**TASK REQUIREMENTS**
Transcribe the listing exactly, leaving out every picture.

[COLLECTED MATERIAL start]

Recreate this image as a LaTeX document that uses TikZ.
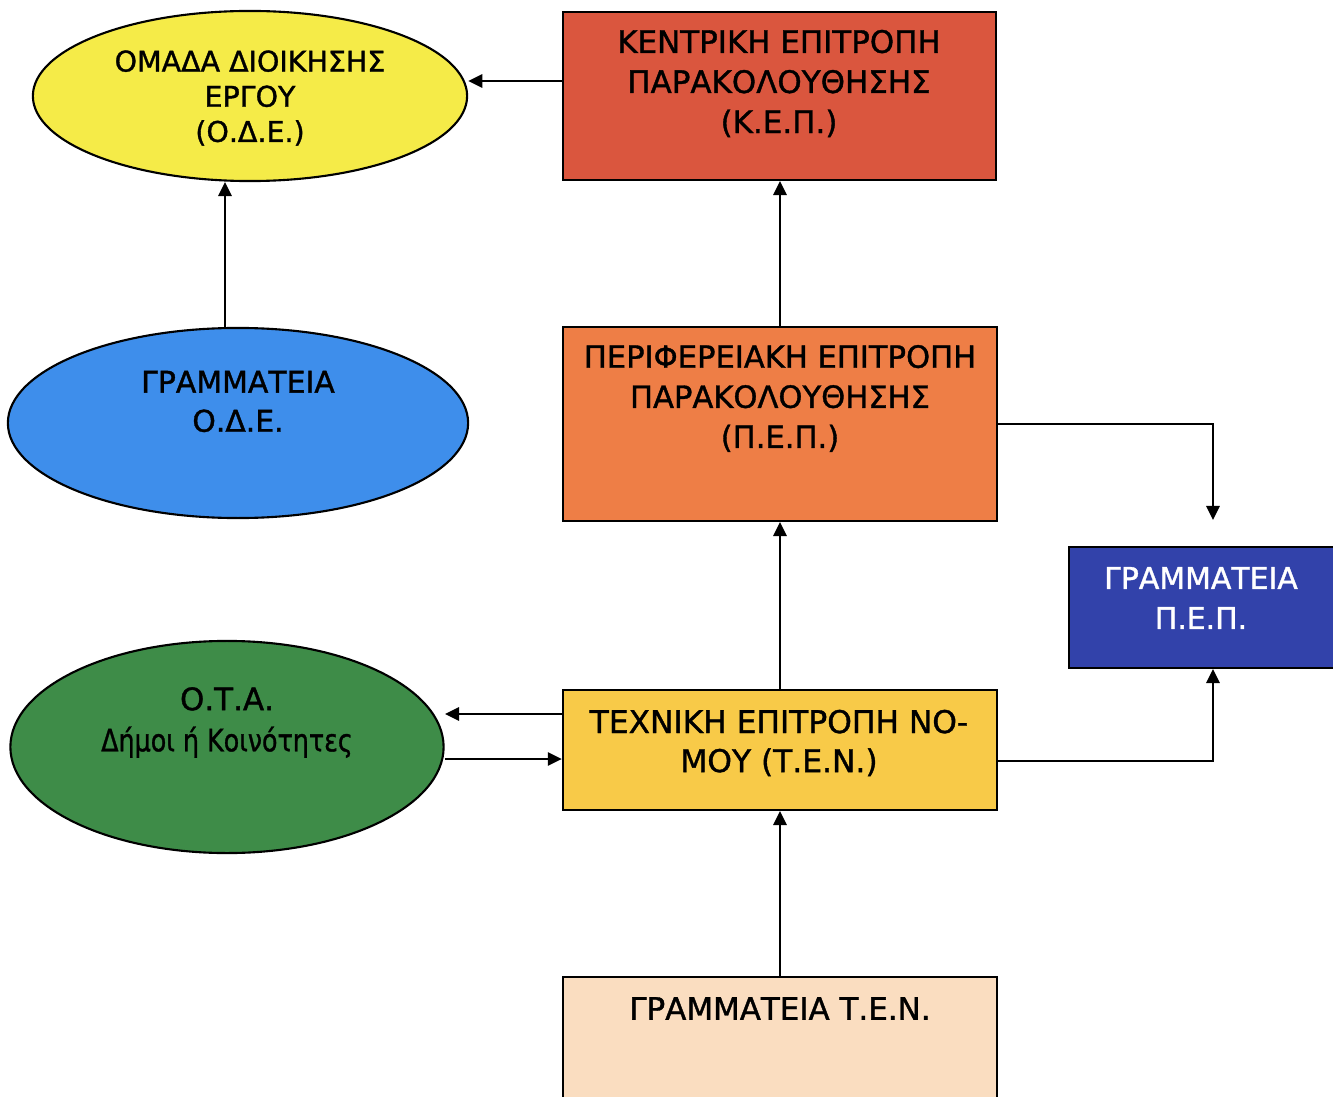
\documentclass[tikz,border=0pt]{standalone}
\usepackage{fontspec}
\setmainfont[FakeBold=1.2]{DejaVu Sans}
\usetikzlibrary{shapes.geometric,arrows.meta}
\definecolor{cYel}{RGB}{245,235,72}
\definecolor{cRed}{RGB}{218,86,62}
\definecolor{cBlu}{RGB}{62,142,235}
\definecolor{cOra}{RGB}{238,126,70}
\definecolor{cDBl}{RGB}{50,66,170}
\definecolor{cGrn}{RGB}{62,140,72}
\definecolor{cTen}{RGB}{248,202,72}
\definecolor{cPea}{RGB}{250,221,192}
\begin{document}
\begin{tikzpicture}[x=0.01cm,y=-0.01cm,
  box/.style={draw=black,line width=0.6pt,rectangle,inner sep=0pt},
  oval/.style={draw=black,line width=0.6pt,ellipse,inner sep=0pt},
  lbl/.style={align=center,inner sep=0pt},
  arr/.style={-{Triangle[length=4pt,width=3.8pt]},line width=0.6pt}]
\useasboundingbox (0,0) rectangle (1333,1097);
\clip (0,0) rectangle (1333,1097);
\fill[white] (0,0) rectangle (1333,1097);
% shapes
\node[oval,fill=cYel,minimum width=4.34cm,minimum height=1.70cm] (ode) at (250,96) {};
\node[box,fill=cRed,minimum width=4.33cm,minimum height=1.68cm] (kep) at (779.5,96) {};
\node[oval,fill=cBlu,minimum width=4.60cm,minimum height=1.90cm] (gode) at (238,423) {};
\node[box,fill=cOra,minimum width=4.34cm,minimum height=1.94cm] (pep) at (780,424) {};
\node[box,fill=cDBl,minimum width=2.72cm,minimum height=1.21cm] (gpep) at (1205,607.5) {};
\node[oval,fill=cGrn,minimum width=4.33cm,minimum height=2.12cm] (ota) at (227,747) {};
\node[box,fill=cTen,minimum width=4.34cm,minimum height=1.20cm] (ten) at (780,750) {};
\node[box,fill=cPea,minimum width=4.34cm,minimum height=1.40cm] (gten) at (780,1047) {};
% labels
\node[lbl,font=\fontsize{8.1}{10}\selectfont] (odeT) at (250,98) {ΟΜΑΔΑ ΔΙΟΙΚΗΣΗΣ\\ΕΡΓΟΥ\\(Ο.Δ.Ε.)};
\node[lbl,font=\fontsize{8.8}{11.4}\selectfont] (kepT) at (779,83.5) {ΚΕΝΤΡΙΚΗ ΕΠΙΤΡΟΠΗ\\ΠΑΡΑΚΟΛΟΥΘΗΣΗΣ\\(Κ.Ε.Π.)};
\node[lbl,font=\fontsize{8.5}{11.1}\selectfont] (godeT) at (238,401.5) {ΓΡΑΜΜΑΤΕΙΑ\\Ο.Δ.Ε.};
\node[lbl,font=\fontsize{8.7}{11.4}\selectfont] (pepT) at (780,398.5) {ΠΕΡΙΦΕΡΕΙΑΚΗ ΕΠΙΤΡΟΠΗ\\ΠΑΡΑΚΟΛΟΥΘΗΣΗΣ\\(Π.Ε.Π.)};
\node[lbl,font=\fontsize{8.5}{11.4}\selectfont,text=white] (gpepT) at (1201,598) {ΓΡΑΜΜΑΤΕΙΑ\\Π.Ε.Π.};
\node[lbl,font=\fontsize{8.8}{11.7}\selectfont] (otaT) at (227,722.5) {Ο.Τ.Α.\\\scalebox{0.82}[1]{Δήμοι ή Κοινότητες}};
\node[lbl,font=\fontsize{8.9}{11.1}\selectfont] (tenT) at (779,743) {ΤΕΧΝΙΚΗ ΕΠΙΤΡΟΠΗ ΝΟ-\\ΜΟΥ (Τ.Ε.Ν.)};
\node[lbl,font=\fontsize{8.8}{11.4}\selectfont] (gtenT) at (780,1008.5) {ΓΡΑΜΜΑΤΕΙΑ Τ.Ε.Ν.};
% connector helpers
\coordinate (c1) at (1213,520);
\coordinate (c2) at (445,714);
% connectors
\draw[arr] ([yshift=0.15cm]kep.west) -- ([yshift=0.15cm]kep.west -| ode.east);
\draw[arr] ([xshift=-0.13cm]gode.north) -- ([xshift=-0.13cm]gode.north |- ode.south);
\draw[arr] (pep.north) -- (pep.north |- kep.south);
\draw[arr] (pep.east) -| (c1);
\draw[arr] (ten.north) -- (ten.north |- pep.south);
\draw[arr] (ten.west |- c2) -- (c2);
\draw[arr] ([yshift=-0.12cm]ota.east) -- ([yshift=-0.12cm]ota.east -| ten.west);
\draw[arr] ([yshift=-0.11cm]ten.east) -| (c1 |- gpep.south);
\draw[arr] (gten.north) -- (gten.north |- ten.south);
\end{tikzpicture}
\end{document}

[COLLECTED MATERIAL end]

**COMPLETE ANSWER**
Recreate this image as a LaTeX document that uses TikZ.
\documentclass[tikz,border=0pt]{standalone}
\usepackage{fontspec}
\setmainfont[FakeBold=1.2]{DejaVu Sans}
\usetikzlibrary{shapes.geometric,arrows.meta}
\definecolor{cYel}{RGB}{245,235,72}
\definecolor{cRed}{RGB}{218,86,62}
\definecolor{cBlu}{RGB}{62,142,235}
\definecolor{cOra}{RGB}{238,126,70}
\definecolor{cDBl}{RGB}{50,66,170}
\definecolor{cGrn}{RGB}{62,140,72}
\definecolor{cTen}{RGB}{248,202,72}
\definecolor{cPea}{RGB}{250,221,192}
\begin{document}
\begin{tikzpicture}[x=0.01cm,y=-0.01cm,
  box/.style={draw=black,line width=0.6pt,rectangle,inner sep=0pt},
  oval/.style={draw=black,line width=0.6pt,ellipse,inner sep=0pt},
  lbl/.style={align=center,inner sep=0pt},
  arr/.style={-{Triangle[length=4pt,width=3.8pt]},line width=0.6pt}]
\useasboundingbox (0,0) rectangle (1333,1097);
\clip (0,0) rectangle (1333,1097);
\fill[white] (0,0) rectangle (1333,1097);
% shapes
\node[oval,fill=cYel,minimum width=4.34cm,minimum height=1.70cm] (ode) at (250,96) {};
\node[box,fill=cRed,minimum width=4.33cm,minimum height=1.68cm] (kep) at (779.5,96) {};
\node[oval,fill=cBlu,minimum width=4.60cm,minimum height=1.90cm] (gode) at (238,423) {};
\node[box,fill=cOra,minimum width=4.34cm,minimum height=1.94cm] (pep) at (780,424) {};
\node[box,fill=cDBl,minimum width=2.72cm,minimum height=1.21cm] (gpep) at (1205,607.5) {};
\node[oval,fill=cGrn,minimum width=4.33cm,minimum height=2.12cm] (ota) at (227,747) {};
\node[box,fill=cTen,minimum width=4.34cm,minimum height=1.20cm] (ten) at (780,750) {};
\node[box,fill=cPea,minimum width=4.34cm,minimum height=1.40cm] (gten) at (780,1047) {};
% labels
\node[lbl,font=\fontsize{8.1}{10}\selectfont] (odeT) at (250,98) {ΟΜΑΔΑ ΔΙΟΙΚΗΣΗΣ\\ΕΡΓΟΥ\\(Ο.Δ.Ε.)};
\node[lbl,font=\fontsize{8.8}{11.4}\selectfont] (kepT) at (779,83.5) {ΚΕΝΤΡΙΚΗ ΕΠΙΤΡΟΠΗ\\ΠΑΡΑΚΟΛΟΥΘΗΣΗΣ\\(Κ.Ε.Π.)};
\node[lbl,font=\fontsize{8.5}{11.1}\selectfont] (godeT) at (238,401.5) {ΓΡΑΜΜΑΤΕΙΑ\\Ο.Δ.Ε.};
\node[lbl,font=\fontsize{8.7}{11.4}\selectfont] (pepT) at (780,398.5) {ΠΕΡΙΦΕΡΕΙΑΚΗ ΕΠΙΤΡΟΠΗ\\ΠΑΡΑΚΟΛΟΥΘΗΣΗΣ\\(Π.Ε.Π.)};
\node[lbl,font=\fontsize{8.5}{11.4}\selectfont,text=white] (gpepT) at (1201,598) {ΓΡΑΜΜΑΤΕΙΑ\\Π.Ε.Π.};
\node[lbl,font=\fontsize{8.8}{11.7}\selectfont] (otaT) at (227,722.5) {Ο.Τ.Α.\\\scalebox{0.82}[1]{Δήμοι ή Κοινότητες}};
\node[lbl,font=\fontsize{8.9}{11.1}\selectfont] (tenT) at (779,743) {ΤΕΧΝΙΚΗ ΕΠΙΤΡΟΠΗ ΝΟ-\\ΜΟΥ (Τ.Ε.Ν.)};
\node[lbl,font=\fontsize{8.8}{11.4}\selectfont] (gtenT) at (780,1008.5) {ΓΡΑΜΜΑΤΕΙΑ Τ.Ε.Ν.};
% connector helpers
\coordinate (c1) at (1213,520);
\coordinate (c2) at (445,714);
% connectors
\draw[arr] ([yshift=0.15cm]kep.west) -- ([yshift=0.15cm]kep.west -| ode.east);
\draw[arr] ([xshift=-0.13cm]gode.north) -- ([xshift=-0.13cm]gode.north |- ode.south);
\draw[arr] (pep.north) -- (pep.north |- kep.south);
\draw[arr] (pep.east) -| (c1);
\draw[arr] (ten.north) -- (ten.north |- pep.south);
\draw[arr] (ten.west |- c2) -- (c2);
\draw[arr] ([yshift=-0.12cm]ota.east) -- ([yshift=-0.12cm]ota.east -| ten.west);
\draw[arr] ([yshift=-0.11cm]ten.east) -| (c1 |- gpep.south);
\draw[arr] (gten.north) -- (gten.north |- ten.south);
\end{tikzpicture}
\end{document}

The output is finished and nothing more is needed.